# The request:
Only the lines from the start up to and including the line containing "const ref = useRef<HTMLCanvasElement" should be repeated, word for word.

# Stored data:

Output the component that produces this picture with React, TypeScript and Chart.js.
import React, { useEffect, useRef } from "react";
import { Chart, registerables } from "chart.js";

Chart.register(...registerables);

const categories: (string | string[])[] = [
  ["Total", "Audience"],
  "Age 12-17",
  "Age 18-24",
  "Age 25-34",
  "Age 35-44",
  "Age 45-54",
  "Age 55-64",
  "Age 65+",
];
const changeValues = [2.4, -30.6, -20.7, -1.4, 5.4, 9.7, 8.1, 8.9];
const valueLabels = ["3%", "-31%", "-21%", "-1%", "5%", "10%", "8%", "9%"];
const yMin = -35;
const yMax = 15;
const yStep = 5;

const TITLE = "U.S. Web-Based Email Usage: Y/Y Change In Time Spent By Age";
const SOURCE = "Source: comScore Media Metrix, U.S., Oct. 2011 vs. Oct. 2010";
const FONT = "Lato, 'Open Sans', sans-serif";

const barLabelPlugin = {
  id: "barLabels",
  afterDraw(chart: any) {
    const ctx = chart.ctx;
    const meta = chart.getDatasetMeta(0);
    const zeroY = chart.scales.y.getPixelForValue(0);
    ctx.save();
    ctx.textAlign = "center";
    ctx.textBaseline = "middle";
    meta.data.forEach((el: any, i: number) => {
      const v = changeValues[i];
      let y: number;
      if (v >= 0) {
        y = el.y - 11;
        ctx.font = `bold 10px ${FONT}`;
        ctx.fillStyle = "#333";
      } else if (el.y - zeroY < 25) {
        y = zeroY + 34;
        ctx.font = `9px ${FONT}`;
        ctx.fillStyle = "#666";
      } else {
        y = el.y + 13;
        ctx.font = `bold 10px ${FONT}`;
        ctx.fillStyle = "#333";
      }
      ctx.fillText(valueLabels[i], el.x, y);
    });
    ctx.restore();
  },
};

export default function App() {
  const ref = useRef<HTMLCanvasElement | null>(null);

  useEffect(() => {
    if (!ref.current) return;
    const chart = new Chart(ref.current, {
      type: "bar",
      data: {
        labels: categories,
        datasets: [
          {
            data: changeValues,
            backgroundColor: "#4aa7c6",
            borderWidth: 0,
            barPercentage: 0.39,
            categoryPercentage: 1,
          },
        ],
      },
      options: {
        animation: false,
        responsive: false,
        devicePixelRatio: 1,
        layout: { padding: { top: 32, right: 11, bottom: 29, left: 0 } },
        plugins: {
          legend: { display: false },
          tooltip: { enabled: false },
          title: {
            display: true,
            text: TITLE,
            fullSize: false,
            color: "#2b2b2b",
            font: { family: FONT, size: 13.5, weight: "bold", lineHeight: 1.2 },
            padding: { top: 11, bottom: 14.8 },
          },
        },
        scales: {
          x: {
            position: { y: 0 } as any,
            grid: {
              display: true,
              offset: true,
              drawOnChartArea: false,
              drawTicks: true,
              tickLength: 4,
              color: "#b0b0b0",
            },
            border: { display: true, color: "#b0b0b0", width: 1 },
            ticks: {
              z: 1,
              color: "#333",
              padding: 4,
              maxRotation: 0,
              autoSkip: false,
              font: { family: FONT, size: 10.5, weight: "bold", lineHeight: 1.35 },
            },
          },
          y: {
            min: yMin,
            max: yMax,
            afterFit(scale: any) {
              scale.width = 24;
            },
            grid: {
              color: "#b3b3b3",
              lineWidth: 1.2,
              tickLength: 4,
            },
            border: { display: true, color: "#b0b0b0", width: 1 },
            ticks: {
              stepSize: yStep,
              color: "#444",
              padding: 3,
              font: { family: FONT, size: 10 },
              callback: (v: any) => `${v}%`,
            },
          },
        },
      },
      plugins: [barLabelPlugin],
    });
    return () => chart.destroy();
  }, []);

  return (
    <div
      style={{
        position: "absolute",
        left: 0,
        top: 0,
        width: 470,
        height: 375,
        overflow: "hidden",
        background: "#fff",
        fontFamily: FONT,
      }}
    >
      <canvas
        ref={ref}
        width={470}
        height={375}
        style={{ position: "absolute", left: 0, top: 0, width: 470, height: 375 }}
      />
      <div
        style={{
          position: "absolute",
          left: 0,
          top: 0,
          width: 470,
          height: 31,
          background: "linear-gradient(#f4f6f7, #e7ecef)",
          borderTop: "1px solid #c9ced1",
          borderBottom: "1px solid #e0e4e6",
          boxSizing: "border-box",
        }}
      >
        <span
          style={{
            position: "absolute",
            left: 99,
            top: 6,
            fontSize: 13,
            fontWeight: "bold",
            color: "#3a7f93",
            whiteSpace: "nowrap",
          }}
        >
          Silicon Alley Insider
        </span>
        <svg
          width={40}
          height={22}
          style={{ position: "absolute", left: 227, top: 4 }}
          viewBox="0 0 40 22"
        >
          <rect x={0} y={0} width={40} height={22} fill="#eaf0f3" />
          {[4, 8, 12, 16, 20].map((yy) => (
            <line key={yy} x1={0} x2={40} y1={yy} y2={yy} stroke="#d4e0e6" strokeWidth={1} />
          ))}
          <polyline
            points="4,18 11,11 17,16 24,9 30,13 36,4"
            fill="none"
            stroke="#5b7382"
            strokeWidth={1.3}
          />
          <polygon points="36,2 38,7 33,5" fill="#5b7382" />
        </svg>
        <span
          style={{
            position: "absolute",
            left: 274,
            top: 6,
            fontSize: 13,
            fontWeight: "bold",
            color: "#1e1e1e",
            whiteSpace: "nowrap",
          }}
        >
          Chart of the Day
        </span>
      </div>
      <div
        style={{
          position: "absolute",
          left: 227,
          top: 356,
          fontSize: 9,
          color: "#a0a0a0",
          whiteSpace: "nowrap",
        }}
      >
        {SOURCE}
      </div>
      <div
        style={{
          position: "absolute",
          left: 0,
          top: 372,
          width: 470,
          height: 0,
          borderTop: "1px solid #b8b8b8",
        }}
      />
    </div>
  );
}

# Response to the task:
Output the component that produces this picture with React, TypeScript and Chart.js.
import React, { useEffect, useRef } from "react";
import { Chart, registerables } from "chart.js";

Chart.register(...registerables);

const categories: (string | string[])[] = [
  ["Total", "Audience"],
  "Age 12-17",
  "Age 18-24",
  "Age 25-34",
  "Age 35-44",
  "Age 45-54",
  "Age 55-64",
  "Age 65+",
];
const changeValues = [2.4, -30.6, -20.7, -1.4, 5.4, 9.7, 8.1, 8.9];
const valueLabels = ["3%", "-31%", "-21%", "-1%", "5%", "10%", "8%", "9%"];
const yMin = -35;
const yMax = 15;
const yStep = 5;

const TITLE = "U.S. Web-Based Email Usage: Y/Y Change In Time Spent By Age";
const SOURCE = "Source: comScore Media Metrix, U.S., Oct. 2011 vs. Oct. 2010";
const FONT = "Lato, 'Open Sans', sans-serif";

const barLabelPlugin = {
  id: "barLabels",
  afterDraw(chart: any) {
    const ctx = chart.ctx;
    const meta = chart.getDatasetMeta(0);
    const zeroY = chart.scales.y.getPixelForValue(0);
    ctx.save();
    ctx.textAlign = "center";
    ctx.textBaseline = "middle";
    meta.data.forEach((el: any, i: number) => {
      const v = changeValues[i];
      let y: number;
      if (v >= 0) {
        y = el.y - 11;
        ctx.font = `bold 10px ${FONT}`;
        ctx.fillStyle = "#333";
      } else if (el.y - zeroY < 25) {
        y = zeroY + 34;
        ctx.font = `9px ${FONT}`;
        ctx.fillStyle = "#666";
      } else {
        y = el.y + 13;
        ctx.font = `bold 10px ${FONT}`;
        ctx.fillStyle = "#333";
      }
      ctx.fillText(valueLabels[i], el.x, y);
    });
    ctx.restore();
  },
};

export default function App() {
  const ref = useRef<HTMLCanvasElement | null>(null);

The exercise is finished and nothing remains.